▸ Aim: Without the pictures, set down every line of the data exactly.

▸ Material provided:
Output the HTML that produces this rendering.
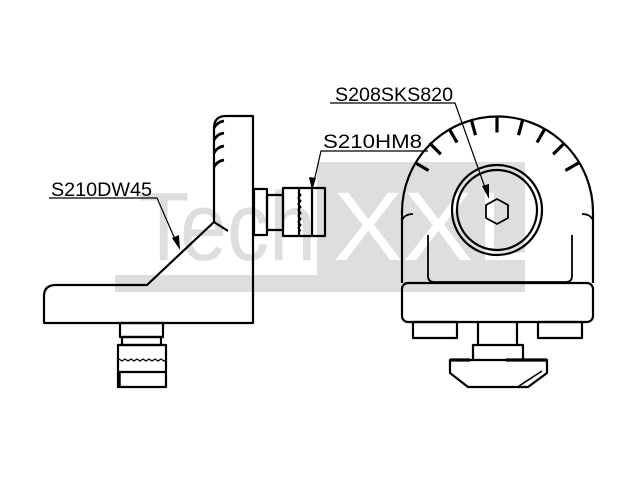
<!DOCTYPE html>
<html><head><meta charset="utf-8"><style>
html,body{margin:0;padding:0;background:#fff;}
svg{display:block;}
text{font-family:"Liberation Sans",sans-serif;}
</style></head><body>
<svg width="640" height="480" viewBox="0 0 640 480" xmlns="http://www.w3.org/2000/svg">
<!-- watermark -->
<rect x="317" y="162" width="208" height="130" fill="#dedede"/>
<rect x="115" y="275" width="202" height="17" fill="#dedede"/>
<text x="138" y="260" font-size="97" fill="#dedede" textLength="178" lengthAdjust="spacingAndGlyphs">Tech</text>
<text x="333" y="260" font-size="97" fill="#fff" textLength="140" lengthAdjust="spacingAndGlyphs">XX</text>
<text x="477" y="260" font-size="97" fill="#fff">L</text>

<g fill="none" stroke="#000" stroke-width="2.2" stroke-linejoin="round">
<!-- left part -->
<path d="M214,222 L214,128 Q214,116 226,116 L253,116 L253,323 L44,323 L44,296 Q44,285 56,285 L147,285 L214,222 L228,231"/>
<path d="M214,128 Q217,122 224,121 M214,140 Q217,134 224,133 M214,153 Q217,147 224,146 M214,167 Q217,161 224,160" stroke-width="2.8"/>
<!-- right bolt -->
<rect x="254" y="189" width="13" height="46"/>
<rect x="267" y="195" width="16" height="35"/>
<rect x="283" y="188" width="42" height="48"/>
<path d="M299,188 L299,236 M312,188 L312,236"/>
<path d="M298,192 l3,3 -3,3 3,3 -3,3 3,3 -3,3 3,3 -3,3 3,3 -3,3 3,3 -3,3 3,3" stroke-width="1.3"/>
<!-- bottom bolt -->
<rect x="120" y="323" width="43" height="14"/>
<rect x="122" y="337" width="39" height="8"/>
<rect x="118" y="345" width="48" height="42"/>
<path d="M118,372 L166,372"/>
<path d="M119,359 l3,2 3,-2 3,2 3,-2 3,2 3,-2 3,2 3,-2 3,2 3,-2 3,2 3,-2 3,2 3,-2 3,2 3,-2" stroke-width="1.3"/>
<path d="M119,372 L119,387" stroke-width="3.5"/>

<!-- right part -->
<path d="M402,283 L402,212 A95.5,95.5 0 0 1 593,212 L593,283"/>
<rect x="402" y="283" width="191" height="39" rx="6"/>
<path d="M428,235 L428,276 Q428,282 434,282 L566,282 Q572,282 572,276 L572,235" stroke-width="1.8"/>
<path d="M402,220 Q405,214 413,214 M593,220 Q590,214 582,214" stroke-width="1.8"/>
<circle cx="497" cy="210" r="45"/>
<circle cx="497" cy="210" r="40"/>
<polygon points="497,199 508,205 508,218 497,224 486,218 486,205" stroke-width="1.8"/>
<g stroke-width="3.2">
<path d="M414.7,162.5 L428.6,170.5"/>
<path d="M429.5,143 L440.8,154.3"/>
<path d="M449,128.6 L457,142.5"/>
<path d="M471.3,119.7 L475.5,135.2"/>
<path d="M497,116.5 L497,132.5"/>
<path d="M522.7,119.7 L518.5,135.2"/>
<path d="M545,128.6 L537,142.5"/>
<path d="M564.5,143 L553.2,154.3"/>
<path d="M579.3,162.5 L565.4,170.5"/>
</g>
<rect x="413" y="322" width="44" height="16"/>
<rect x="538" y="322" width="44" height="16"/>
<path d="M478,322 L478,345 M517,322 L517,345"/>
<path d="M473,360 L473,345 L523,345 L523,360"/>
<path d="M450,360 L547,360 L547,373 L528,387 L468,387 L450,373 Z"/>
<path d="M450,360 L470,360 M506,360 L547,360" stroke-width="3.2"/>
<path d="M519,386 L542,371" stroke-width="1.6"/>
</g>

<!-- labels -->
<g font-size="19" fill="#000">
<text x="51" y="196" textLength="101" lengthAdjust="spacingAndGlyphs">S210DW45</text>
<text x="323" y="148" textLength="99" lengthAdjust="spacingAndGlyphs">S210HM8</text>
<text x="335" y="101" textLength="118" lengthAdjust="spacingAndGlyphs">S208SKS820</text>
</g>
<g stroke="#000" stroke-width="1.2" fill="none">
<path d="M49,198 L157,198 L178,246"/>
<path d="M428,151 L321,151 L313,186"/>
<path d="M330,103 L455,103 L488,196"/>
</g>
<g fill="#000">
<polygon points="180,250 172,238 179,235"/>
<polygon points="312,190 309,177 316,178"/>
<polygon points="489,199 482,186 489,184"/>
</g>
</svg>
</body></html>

▸ Answer to this task:
Output the HTML that produces this rendering.
<!DOCTYPE html>
<html><head><meta charset="utf-8"><style>
html,body{margin:0;padding:0;background:#fff;}
svg{display:block;}
text{font-family:"Liberation Sans",sans-serif;}
</style></head><body>
<svg width="640" height="480" viewBox="0 0 640 480" xmlns="http://www.w3.org/2000/svg">
<!-- watermark -->
<rect x="317" y="162" width="208" height="130" fill="#dedede"/>
<rect x="115" y="275" width="202" height="17" fill="#dedede"/>
<text x="138" y="260" font-size="97" fill="#dedede" textLength="178" lengthAdjust="spacingAndGlyphs">Tech</text>
<text x="333" y="260" font-size="97" fill="#fff" textLength="140" lengthAdjust="spacingAndGlyphs">XX</text>
<text x="477" y="260" font-size="97" fill="#fff">L</text>

<g fill="none" stroke="#000" stroke-width="2.2" stroke-linejoin="round">
<!-- left part -->
<path d="M214,222 L214,128 Q214,116 226,116 L253,116 L253,323 L44,323 L44,296 Q44,285 56,285 L147,285 L214,222 L228,231"/>
<path d="M214,128 Q217,122 224,121 M214,140 Q217,134 224,133 M214,153 Q217,147 224,146 M214,167 Q217,161 224,160" stroke-width="2.8"/>
<!-- right bolt -->
<rect x="254" y="189" width="13" height="46"/>
<rect x="267" y="195" width="16" height="35"/>
<rect x="283" y="188" width="42" height="48"/>
<path d="M299,188 L299,236 M312,188 L312,236"/>
<path d="M298,192 l3,3 -3,3 3,3 -3,3 3,3 -3,3 3,3 -3,3 3,3 -3,3 3,3 -3,3 3,3" stroke-width="1.3"/>
<!-- bottom bolt -->
<rect x="120" y="323" width="43" height="14"/>
<rect x="122" y="337" width="39" height="8"/>
<rect x="118" y="345" width="48" height="42"/>
<path d="M118,372 L166,372"/>
<path d="M119,359 l3,2 3,-2 3,2 3,-2 3,2 3,-2 3,2 3,-2 3,2 3,-2 3,2 3,-2 3,2 3,-2 3,2 3,-2" stroke-width="1.3"/>
<path d="M119,372 L119,387" stroke-width="3.5"/>

<!-- right part -->
<path d="M402,283 L402,212 A95.5,95.5 0 0 1 593,212 L593,283"/>
<rect x="402" y="283" width="191" height="39" rx="6"/>
<path d="M428,235 L428,276 Q428,282 434,282 L566,282 Q572,282 572,276 L572,235" stroke-width="1.8"/>
<path d="M402,220 Q405,214 413,214 M593,220 Q590,214 582,214" stroke-width="1.8"/>
<circle cx="497" cy="210" r="45"/>
<circle cx="497" cy="210" r="40"/>
<polygon points="497,199 508,205 508,218 497,224 486,218 486,205" stroke-width="1.8"/>
<g stroke-width="3.2">
<path d="M414.7,162.5 L428.6,170.5"/>
<path d="M429.5,143 L440.8,154.3"/>
<path d="M449,128.6 L457,142.5"/>
<path d="M471.3,119.7 L475.5,135.2"/>
<path d="M497,116.5 L497,132.5"/>
<path d="M522.7,119.7 L518.5,135.2"/>
<path d="M545,128.6 L537,142.5"/>
<path d="M564.5,143 L553.2,154.3"/>
<path d="M579.3,162.5 L565.4,170.5"/>
</g>
<rect x="413" y="322" width="44" height="16"/>
<rect x="538" y="322" width="44" height="16"/>
<path d="M478,322 L478,345 M517,322 L517,345"/>
<path d="M473,360 L473,345 L523,345 L523,360"/>
<path d="M450,360 L547,360 L547,373 L528,387 L468,387 L450,373 Z"/>
<path d="M450,360 L470,360 M506,360 L547,360" stroke-width="3.2"/>
<path d="M519,386 L542,371" stroke-width="1.6"/>
</g>

<!-- labels -->
<g font-size="19" fill="#000">
<text x="51" y="196" textLength="101" lengthAdjust="spacingAndGlyphs">S210DW45</text>
<text x="323" y="148" textLength="99" lengthAdjust="spacingAndGlyphs">S210HM8</text>
<text x="335" y="101" textLength="118" lengthAdjust="spacingAndGlyphs">S208SKS820</text>
</g>
<g stroke="#000" stroke-width="1.2" fill="none">
<path d="M49,198 L157,198 L178,246"/>
<path d="M428,151 L321,151 L313,186"/>
<path d="M330,103 L455,103 L488,196"/>
</g>
<g fill="#000">
<polygon points="180,250 172,238 179,235"/>
<polygon points="312,190 309,177 316,178"/>
<polygon points="489,199 482,186 489,184"/>
</g>
</svg>
</body></html>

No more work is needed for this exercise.